DESCRIPTION OF THE TASK ▸
Give every line back verbatim, dropping all images.

*-*-*

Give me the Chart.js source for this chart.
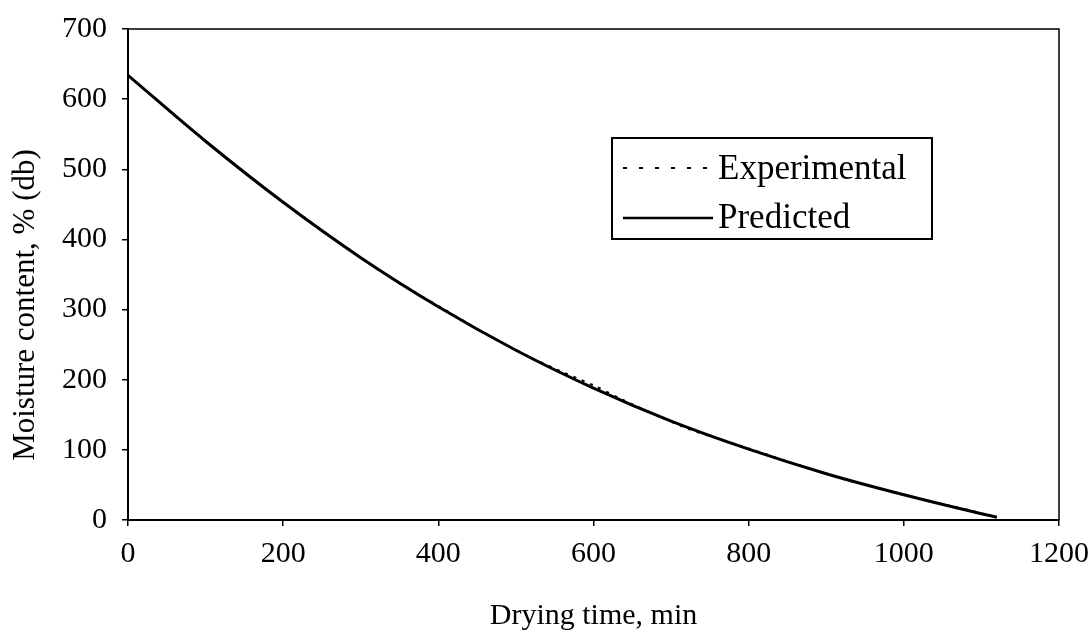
<!DOCTYPE html>
<html>
<head>
<meta charset="utf-8">
<script src="https://cdn.jsdelivr.net/npm/chart.js@4.4.1/dist/chart.umd.min.js"></script>
<style>
  html, body { margin: 0; padding: 0; background: #fff; }
</style>
</head>
<body>
<canvas id="grafico" width="1091" height="636"></canvas>
<script>
const tempoExp = [0, 40, 80, 120, 160, 200, 240, 280, 320, 360, 400, 440, 480, 520, 560, 600, 640, 680, 720, 760, 800, 840, 880, 920, 960, 1000, 1040, 1080, 1120];
const umidadeExp = [634, 596, 558, 522, 487, 453, 421, 389, 359, 331, 305, 279, 254, 231, 211, 192, 170, 150, 131, 116, 102, 87, 73, 59, 47, 36, 25, 15, 4];

const tempoPred = [0, 100, 200, 300, 400, 500, 600, 700, 800, 900, 1000, 1100, 1120];
const umidadePred = [634, 540, 453, 374, 304, 242, 188, 141, 101, 66, 36, 9, 4];

const xTicks = [0, 200, 400, 600, 800, 1000, 1200];
const yTicks = [0, 100, 200, 300, 400, 500, 600, 700];

const legendaNomes = ["Experimental", "Predicted"];
const tituloY = "Moisture content, % (db)";

const fonte = "'Liberation Serif', 'Times New Roman', serif";

// moldura (topo e direita), titulo do eixo y e legenda dentro da area
const molduraPlugin = {
    id: "moldura",
    afterDraw(chart) {
        const { ctx, chartArea: a } = chart;
        ctx.save();
        ctx.strokeStyle = "#000";
        ctx.lineWidth = 1.5;
        ctx.beginPath();
        ctx.moveTo(a.left, a.top);
        ctx.lineTo(a.right, a.top);
        ctx.lineTo(a.right, a.bottom);
        ctx.stroke();

        // titulo do eixo y (um pouco abaixo do centro, como no original)
        ctx.save();
        ctx.translate(26, 305);
        ctx.rotate(-Math.PI / 2);
        ctx.fillStyle = "#000";
        ctx.font = "31px " + fonte;
        ctx.textAlign = "center";
        ctx.textBaseline = "middle";
        ctx.fillText(tituloY, 0, 0);
        ctx.restore();

        // caixa da legenda
        const bx = 612, by = 138, bw = 320, bh = 101;
        ctx.lineWidth = 2;
        ctx.strokeRect(bx, by, bw, bh);

        ctx.lineWidth = 2;
        ctx.setLineDash([4, 12]);
        ctx.beginPath();
        ctx.moveTo(623, 168);
        ctx.lineTo(713, 168);
        ctx.stroke();

        ctx.setLineDash([]);
        ctx.lineWidth = 2.5;
        ctx.beginPath();
        ctx.moveTo(623, 218);
        ctx.lineTo(713, 218);
        ctx.stroke();

        ctx.fillStyle = "#000";
        ctx.font = "35px " + fonte;
        ctx.textBaseline = "middle";
        ctx.textAlign = "left";
        ctx.fillText(legendaNomes[0], 718, 170);
        ctx.fillText(legendaNomes[1], 718, 219);
        ctx.restore();
    }
};

const ctx = document.getElementById("grafico").getContext("2d");

new Chart(ctx, {
    type: "line",
    data: {
        datasets: [
            {
                label: legendaNomes[0],
                data: tempoExp.map((t, i) => ({ x: t, y: umidadeExp[i] })),
                borderColor: "#000",
                borderWidth: 2,
                borderDash: [3, 6],
                pointRadius: 0,
                tension: 0.3,
            },
            {
                label: legendaNomes[1],
                data: tempoPred.map((t, i) => ({ x: t, y: umidadePred[i] })),
                borderColor: "#000",
                borderWidth: 3,
                pointRadius: 0,
                cubicInterpolationMode: "monotone",
            },
        ],
    },
    options: {
        responsive: false,
        animation: false,
        layout: { padding: { left: 0, top: 29, right: 32, bottom: 0 } },
        plugins: {
            legend: { display: false },
            tooltip: { enabled: false },
        },
        scales: {
            x: {
                type: "linear",
                min: 0,
                max: 1200,
                afterBuildTicks: s => { s.ticks = xTicks.map(v => ({ value: v })); },
                afterFit: s => { s.height = 116; s.paddingLeft = 0; s.paddingRight = 0; },
                grid: { drawOnChartArea: false, drawTicks: true, tickLength: 6, color: "#000", lineWidth: 1.5 },
                border: { display: true, color: "#000", width: 2 },
                ticks: {
                    color: "#000",
                    padding: 10,
                    maxRotation: 0,
                    font: { family: fonte, size: 30 },
                    callback: v => String(v),
                },
                title: {
                    display: true,
                    text: "Drying time, min",
                    color: "#000",
                    padding: { top: 0, bottom: 2 },
                    font: { family: fonte, size: 30 },
                },
            },
            y: {
                min: 0,
                max: 700,
                afterBuildTicks: s => { s.ticks = yTicks.map(v => ({ value: v })); },
                afterFit: s => { s.width = 128; s.paddingTop = 0; s.paddingBottom = 0; },
                grid: { drawOnChartArea: false, drawTicks: true, tickLength: 6, color: "#000", lineWidth: 1.5 },
                border: { display: true, color: "#000", width: 2 },
                ticks: {
                    color: "#000",
                    padding: 15,
                    font: { family: fonte, size: 30 },
                    callback: v => String(v),
                },
                title: { display: false },
            },
        },
    },
    plugins: [molduraPlugin],
});
</script>
</body>
</html>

*-*-*

ANSWER TO THE TASK ▸
Give me the Chart.js source for this chart.
<!DOCTYPE html>
<html>
<head>
<meta charset="utf-8">
<script src="https://cdn.jsdelivr.net/npm/chart.js@4.4.1/dist/chart.umd.min.js"></script>
<style>
  html, body { margin: 0; padding: 0; background: #fff; }
</style>
</head>
<body>
<canvas id="grafico" width="1091" height="636"></canvas>
<script>
const tempoExp = [0, 40, 80, 120, 160, 200, 240, 280, 320, 360, 400, 440, 480, 520, 560, 600, 640, 680, 720, 760, 800, 840, 880, 920, 960, 1000, 1040, 1080, 1120];
const umidadeExp = [634, 596, 558, 522, 487, 453, 421, 389, 359, 331, 305, 279, 254, 231, 211, 192, 170, 150, 131, 116, 102, 87, 73, 59, 47, 36, 25, 15, 4];

const tempoPred = [0, 100, 200, 300, 400, 500, 600, 700, 800, 900, 1000, 1100, 1120];
const umidadePred = [634, 540, 453, 374, 304, 242, 188, 141, 101, 66, 36, 9, 4];

const xTicks = [0, 200, 400, 600, 800, 1000, 1200];
const yTicks = [0, 100, 200, 300, 400, 500, 600, 700];

const legendaNomes = ["Experimental", "Predicted"];
const tituloY = "Moisture content, % (db)";

const fonte = "'Liberation Serif', 'Times New Roman', serif";

// moldura (topo e direita), titulo do eixo y e legenda dentro da area
const molduraPlugin = {
    id: "moldura",
    afterDraw(chart) {
        const { ctx, chartArea: a } = chart;
        ctx.save();
        ctx.strokeStyle = "#000";
        ctx.lineWidth = 1.5;
        ctx.beginPath();
        ctx.moveTo(a.left, a.top);
        ctx.lineTo(a.right, a.top);
        ctx.lineTo(a.right, a.bottom);
        ctx.stroke();

        // titulo do eixo y (um pouco abaixo do centro, como no original)
        ctx.save();
        ctx.translate(26, 305);
        ctx.rotate(-Math.PI / 2);
        ctx.fillStyle = "#000";
        ctx.font = "31px " + fonte;
        ctx.textAlign = "center";
        ctx.textBaseline = "middle";
        ctx.fillText(tituloY, 0, 0);
        ctx.restore();

        // caixa da legenda
        const bx = 612, by = 138, bw = 320, bh = 101;
        ctx.lineWidth = 2;
        ctx.strokeRect(bx, by, bw, bh);

        ctx.lineWidth = 2;
        ctx.setLineDash([4, 12]);
        ctx.beginPath();
        ctx.moveTo(623, 168);
        ctx.lineTo(713, 168);
        ctx.stroke();

        ctx.setLineDash([]);
        ctx.lineWidth = 2.5;
        ctx.beginPath();
        ctx.moveTo(623, 218);
        ctx.lineTo(713, 218);
        ctx.stroke();

        ctx.fillStyle = "#000";
        ctx.font = "35px " + fonte;
        ctx.textBaseline = "middle";
        ctx.textAlign = "left";
        ctx.fillText(legendaNomes[0], 718, 170);
        ctx.fillText(legendaNomes[1], 718, 219);
        ctx.restore();
    }
};

const ctx = document.getElementById("grafico").getContext("2d");

new Chart(ctx, {
    type: "line",
    data: {
        datasets: [
            {
                label: legendaNomes[0],
                data: tempoExp.map((t, i) => ({ x: t, y: umidadeExp[i] })),
                borderColor: "#000",
                borderWidth: 2,
                borderDash: [3, 6],
                pointRadius: 0,
                tension: 0.3,
            },
            {
                label: legendaNomes[1],
                data: tempoPred.map((t, i) => ({ x: t, y: umidadePred[i] })),
                borderColor: "#000",
                borderWidth: 3,
                pointRadius: 0,
                cubicInterpolationMode: "monotone",
            },
        ],
    },
    options: {
        responsive: false,
        animation: false,
        layout: { padding: { left: 0, top: 29, right: 32, bottom: 0 } },
        plugins: {
            legend: { display: false },
            tooltip: { enabled: false },
        },
        scales: {
            x: {
                type: "linear",
                min: 0,
                max: 1200,
                afterBuildTicks: s => { s.ticks = xTicks.map(v => ({ value: v })); },
                afterFit: s => { s.height = 116; s.paddingLeft = 0; s.paddingRight = 0; },
                grid: { drawOnChartArea: false, drawTicks: true, tickLength: 6, color: "#000", lineWidth: 1.5 },
                border: { display: true, color: "#000", width: 2 },
                ticks: {
                    color: "#000",
                    padding: 10,
                    maxRotation: 0,
                    font: { family: fonte, size: 30 },
                    callback: v => String(v),
                },
                title: {
                    display: true,
                    text: "Drying time, min",
                    color: "#000",
                    padding: { top: 0, bottom: 2 },
                    font: { family: fonte, size: 30 },
                },
            },
            y: {
                min: 0,
                max: 700,
                afterBuildTicks: s => { s.ticks = yTicks.map(v => ({ value: v })); },
                afterFit: s => { s.width = 128; s.paddingTop = 0; s.paddingBottom = 0; },
                grid: { drawOnChartArea: false, drawTicks: true, tickLength: 6, color: "#000", lineWidth: 1.5 },
                border: { display: true, color: "#000", width: 2 },
                ticks: {
                    color: "#000",
                    padding: 15,
                    font: { family: fonte, size: 30 },
                    callback: v => String(v),
                },
                title: { display: false },
            },
        },
    },
    plugins: [molduraPlugin],
});
</script>
</body>
</html>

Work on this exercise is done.